_TASK STATEMENT:_ Extract only the first line of the listing and every line after it up to and including the one with "plt.rcParams['font.family'] = ['Lato', 'DejaVu". Omit the pictures.

_DATA PROVIDED:_
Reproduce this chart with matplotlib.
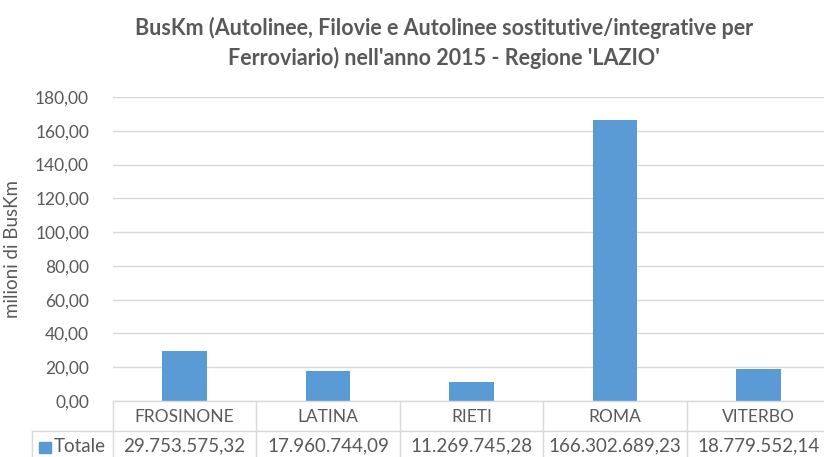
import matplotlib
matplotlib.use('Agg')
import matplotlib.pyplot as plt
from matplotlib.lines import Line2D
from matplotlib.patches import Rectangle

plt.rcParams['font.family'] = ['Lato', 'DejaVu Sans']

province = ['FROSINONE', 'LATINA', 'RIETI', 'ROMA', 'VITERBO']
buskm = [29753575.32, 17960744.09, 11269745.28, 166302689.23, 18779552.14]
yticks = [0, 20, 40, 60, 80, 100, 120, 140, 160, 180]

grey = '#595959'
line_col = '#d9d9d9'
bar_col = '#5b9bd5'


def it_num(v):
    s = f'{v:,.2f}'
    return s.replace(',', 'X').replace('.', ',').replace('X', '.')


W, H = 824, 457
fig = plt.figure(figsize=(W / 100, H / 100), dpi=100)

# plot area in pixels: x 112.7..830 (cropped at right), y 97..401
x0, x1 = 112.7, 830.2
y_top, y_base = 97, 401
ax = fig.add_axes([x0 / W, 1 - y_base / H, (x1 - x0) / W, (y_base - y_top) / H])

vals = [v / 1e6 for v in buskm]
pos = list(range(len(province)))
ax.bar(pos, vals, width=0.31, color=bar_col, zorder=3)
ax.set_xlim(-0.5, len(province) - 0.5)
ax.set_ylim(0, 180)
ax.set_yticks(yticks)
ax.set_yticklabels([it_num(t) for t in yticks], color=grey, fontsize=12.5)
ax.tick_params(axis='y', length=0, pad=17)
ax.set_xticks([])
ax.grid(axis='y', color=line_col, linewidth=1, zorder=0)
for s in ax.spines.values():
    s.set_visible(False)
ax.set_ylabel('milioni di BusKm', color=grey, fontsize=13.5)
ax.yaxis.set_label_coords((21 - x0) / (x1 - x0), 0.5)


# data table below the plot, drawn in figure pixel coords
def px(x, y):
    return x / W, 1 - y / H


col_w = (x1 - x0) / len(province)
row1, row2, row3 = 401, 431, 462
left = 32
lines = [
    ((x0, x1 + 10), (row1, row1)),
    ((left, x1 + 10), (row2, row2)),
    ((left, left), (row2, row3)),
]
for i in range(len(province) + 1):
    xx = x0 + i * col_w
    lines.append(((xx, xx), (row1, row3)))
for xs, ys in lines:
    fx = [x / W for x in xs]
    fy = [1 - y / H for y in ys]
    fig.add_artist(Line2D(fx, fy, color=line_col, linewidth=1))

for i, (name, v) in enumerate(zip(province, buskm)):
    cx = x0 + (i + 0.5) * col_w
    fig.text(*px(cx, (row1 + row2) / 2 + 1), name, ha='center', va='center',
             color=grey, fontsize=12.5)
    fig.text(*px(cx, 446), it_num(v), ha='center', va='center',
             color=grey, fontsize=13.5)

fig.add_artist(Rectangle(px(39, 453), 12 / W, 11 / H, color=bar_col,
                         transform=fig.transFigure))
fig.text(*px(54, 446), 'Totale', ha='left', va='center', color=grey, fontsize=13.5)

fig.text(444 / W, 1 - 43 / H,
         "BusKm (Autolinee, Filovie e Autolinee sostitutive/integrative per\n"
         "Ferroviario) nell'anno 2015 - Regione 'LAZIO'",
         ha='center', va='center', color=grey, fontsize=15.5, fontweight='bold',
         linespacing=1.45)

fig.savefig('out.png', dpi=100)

_COMPLETED TASK:_
Reproduce this chart with matplotlib.
import matplotlib
matplotlib.use('Agg')
import matplotlib.pyplot as plt
from matplotlib.lines import Line2D
from matplotlib.patches import Rectangle

plt.rcParams['font.family'] = ['Lato', 'DejaVu Sans']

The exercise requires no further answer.